Memory model (MM) defines in what order writes from one thread are propagated to other threads. It’s undoubtedly a complex problem, and it took me >5 years to not feel completely lost concerning it. MM is provided by either the language/compiler or the architecture. If you don’t work on the compiler, learning the language/compiler MM is enough; otherwise, you need to know both the language/compiler and the architecture MM, and how to connect the two (they are usually different). In this post, I will cover two MMs offered by C11/C++11; no architecture specific MMs are discussed.

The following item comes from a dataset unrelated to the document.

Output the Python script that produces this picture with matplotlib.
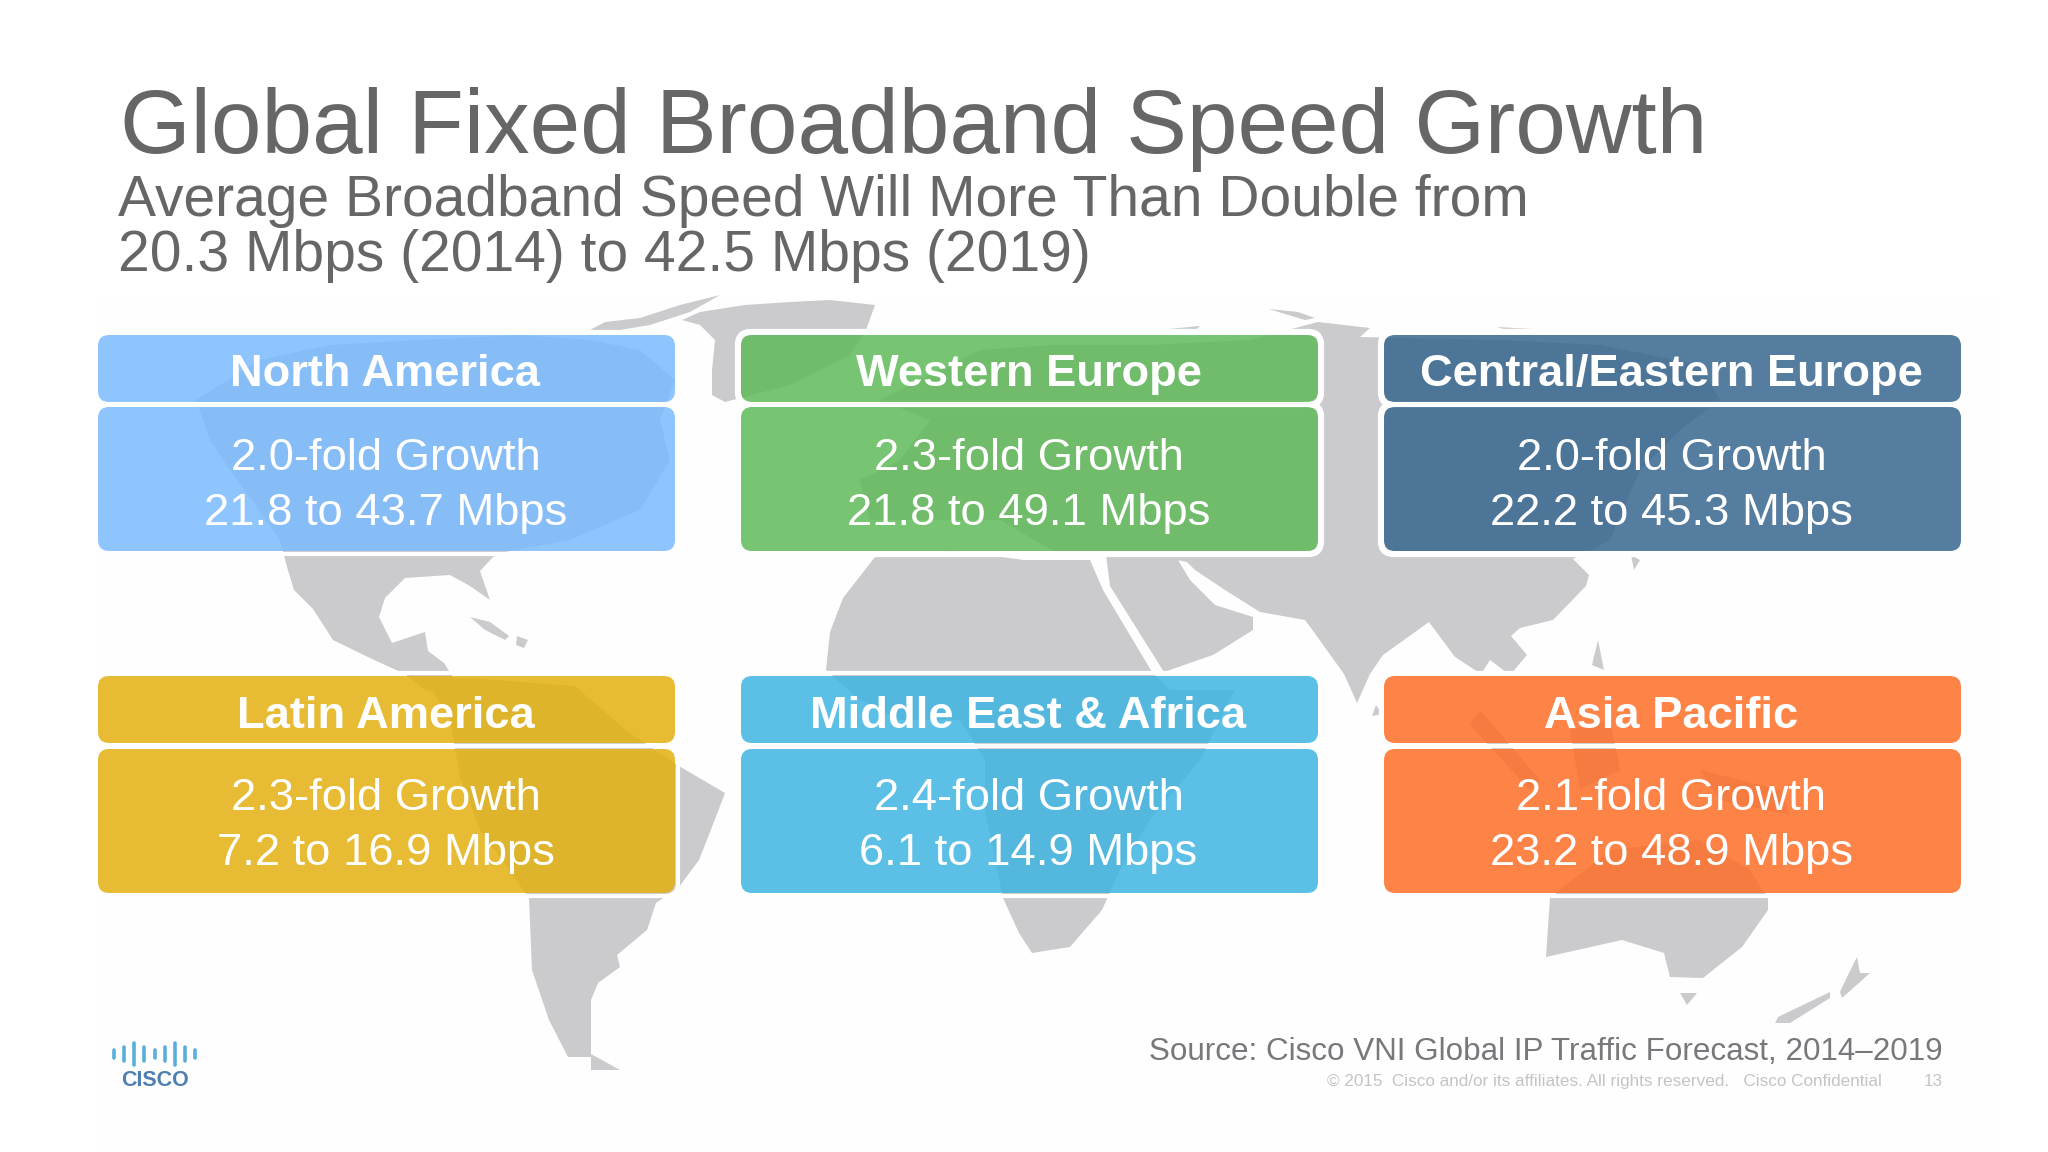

§Sequential Consistency (SC)

Sequential Consistency (SC) means that conceptually all memory operations (read/write) go through a single unit, and the effect of each memory operation is visible immediately to all following memory operations. One can picture that all statements from different threads are interleaved to form a single stream. This interleaving semantics is easy and intuitive for most programmers, so languages often use this by default, and programmers are recommended to stick to the default.

Implementing SC means that all accesses to shared resources must go through the main memory, which is prohibitively expensive, resembling a cache-less system. Alternatively, programmers can annotate the shared resources that are actually used for inter-thread communication, and only accesses to those special resources are synchronized, while others could still be cached. Therefore, instead of maintaining a total order, we can to strive for a partial order for all annotated accesses; acquire-release (acq-rel) is such a relaxed memory model.

§Acquire-release (acq-rel)

Acquire-release means that all memory operations before a release would be visible to another thread synchronizing using the corresponding acquire. Such pairing creates an ordering must be maintained by the compiler/hardware, meaning such the pairing accesses would be a bit more expensive, a pay-as-you-need schema, to some extent.

The classical example to illustrate the difference between these two MMs is shown below. Here, I am using herd7, which is a MM simulator. After running it with herd7 -c11 test.litmus, it reports that our assertion is observable, Positive: 1. This means P2 sees x=10 precedes y=20, while P3 sees y=20 precedes x=10; in other words, there’s no globally agreed ordering regarding the writes to x and y. If we switch to SC (use memory_order_seq_cst), such state becomes not allowed; in other words, such conflicting views from P2 and P3 can’t coexist in SC.

C acq-rel_vs_sc

{}

P0 (atomic_int* y,atomic_int* x) {
    atomic_store_explicit(x,10, memory_order_release);
}

P1 (atomic_int* y,atomic_int* x) {
    atomic_store_explicit(y,20, memory_order_release);
}

P2 (atomic_int* y,atomic_int* x) {
    atomic_int r0 = atomic_load_explicit(x, memory_order_acquire);
    atomic_int r1 = atomic_load_explicit(y, memory_order_acquire);
}

P3 (atomic_int* y,atomic_int* x) {
    atomic_int r0 = atomic_load_explicit(y, memory_order_acquire);
    atomic_int r1 = atomic_load_explicit(x, memory_order_acquire);
}

exists
(  true
/\ 2:r0=10
/\ 2:r1==0
/\ 3:r0=20
/\ 3:r1=0
)

Having a tool to “see” the effect of different memory models is crucial; had I took a serious look at herd, I wouldn’t be wasting so much time reading so many posts online… To make matters worse, the C memory model is a moving target, so many posts are outdated and/or even incorrect, e.g. GCCMM. Therefore, the final message is that just try herd and visualize different memory models for yourself.